Using Keras 2.2.4 with Tensorflow 1.12.0 as backend.
1.
In the convolutional layers the input size does not influence the number of weights, because the number of weights is determined by the kernel matrix dimensions. A larger input size leads to a larger output size, but not to an increasing number of weights.
This means, that the output size of the convolutional layers of the second model will be larger than for the first model, which would increase the number of weights in the following dense layer. However if you take a look into the architecture of DenseNet you notice that there's a GlobalMaxPooling2D layer after all the convolutional layers, which averages all the values for each output channel. Thats why the output of DenseNet will be of size 1024, whatever the input shape.
2.
Yes, the model will still work. I'm not entirely sure about that, but my guess is that the single channel will be broadcasted (dublicated) to fill all three channels.

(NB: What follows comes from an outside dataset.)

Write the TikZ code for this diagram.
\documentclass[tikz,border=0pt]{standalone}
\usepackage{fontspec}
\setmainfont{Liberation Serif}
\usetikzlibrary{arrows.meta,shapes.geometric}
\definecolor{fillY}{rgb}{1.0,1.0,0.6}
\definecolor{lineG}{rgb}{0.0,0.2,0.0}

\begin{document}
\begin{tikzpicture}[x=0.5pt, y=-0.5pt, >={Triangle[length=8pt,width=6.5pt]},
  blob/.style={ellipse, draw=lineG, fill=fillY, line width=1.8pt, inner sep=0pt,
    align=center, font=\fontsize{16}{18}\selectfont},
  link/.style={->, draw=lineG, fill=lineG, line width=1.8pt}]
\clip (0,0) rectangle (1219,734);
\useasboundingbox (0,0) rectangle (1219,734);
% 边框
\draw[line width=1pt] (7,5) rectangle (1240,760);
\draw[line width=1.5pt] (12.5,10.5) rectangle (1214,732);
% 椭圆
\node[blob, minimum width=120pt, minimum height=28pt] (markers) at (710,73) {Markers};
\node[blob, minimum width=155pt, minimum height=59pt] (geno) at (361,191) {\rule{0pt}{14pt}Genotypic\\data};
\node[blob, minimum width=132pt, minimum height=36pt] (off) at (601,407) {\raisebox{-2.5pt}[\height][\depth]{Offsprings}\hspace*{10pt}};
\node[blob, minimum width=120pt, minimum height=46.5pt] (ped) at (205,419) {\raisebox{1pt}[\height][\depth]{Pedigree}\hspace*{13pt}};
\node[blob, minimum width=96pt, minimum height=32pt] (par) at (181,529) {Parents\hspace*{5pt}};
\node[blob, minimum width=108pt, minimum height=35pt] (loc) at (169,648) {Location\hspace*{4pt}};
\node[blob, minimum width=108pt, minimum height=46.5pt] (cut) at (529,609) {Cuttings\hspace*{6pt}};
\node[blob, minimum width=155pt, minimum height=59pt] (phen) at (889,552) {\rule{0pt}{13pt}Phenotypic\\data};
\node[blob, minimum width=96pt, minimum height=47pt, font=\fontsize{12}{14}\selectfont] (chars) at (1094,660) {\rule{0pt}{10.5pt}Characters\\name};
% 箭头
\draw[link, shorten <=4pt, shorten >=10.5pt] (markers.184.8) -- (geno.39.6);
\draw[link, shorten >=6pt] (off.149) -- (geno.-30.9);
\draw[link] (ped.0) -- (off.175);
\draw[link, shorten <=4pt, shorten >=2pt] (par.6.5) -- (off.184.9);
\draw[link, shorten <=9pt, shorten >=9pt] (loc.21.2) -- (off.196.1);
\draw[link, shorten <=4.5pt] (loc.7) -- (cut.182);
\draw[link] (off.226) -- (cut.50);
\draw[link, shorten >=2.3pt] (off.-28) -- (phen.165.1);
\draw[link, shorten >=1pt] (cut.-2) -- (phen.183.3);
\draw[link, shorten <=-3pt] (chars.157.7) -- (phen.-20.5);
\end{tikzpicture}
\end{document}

Thats at least how these things are usually handled (see for exaple tensorflow or numpy).
The DenseNet is composed of two parts, the convolution part, and the global pooling part.
The number of the convolution part's trainable weights doesn't depend on the input shape.
Usually, a classification network should employ fully connected layers to infer the classification, however, in DenseNet, global pooling is used and doesn't bring any trainable weights.
Therefore, the input shape doesn't affect the number of weights of the entire network.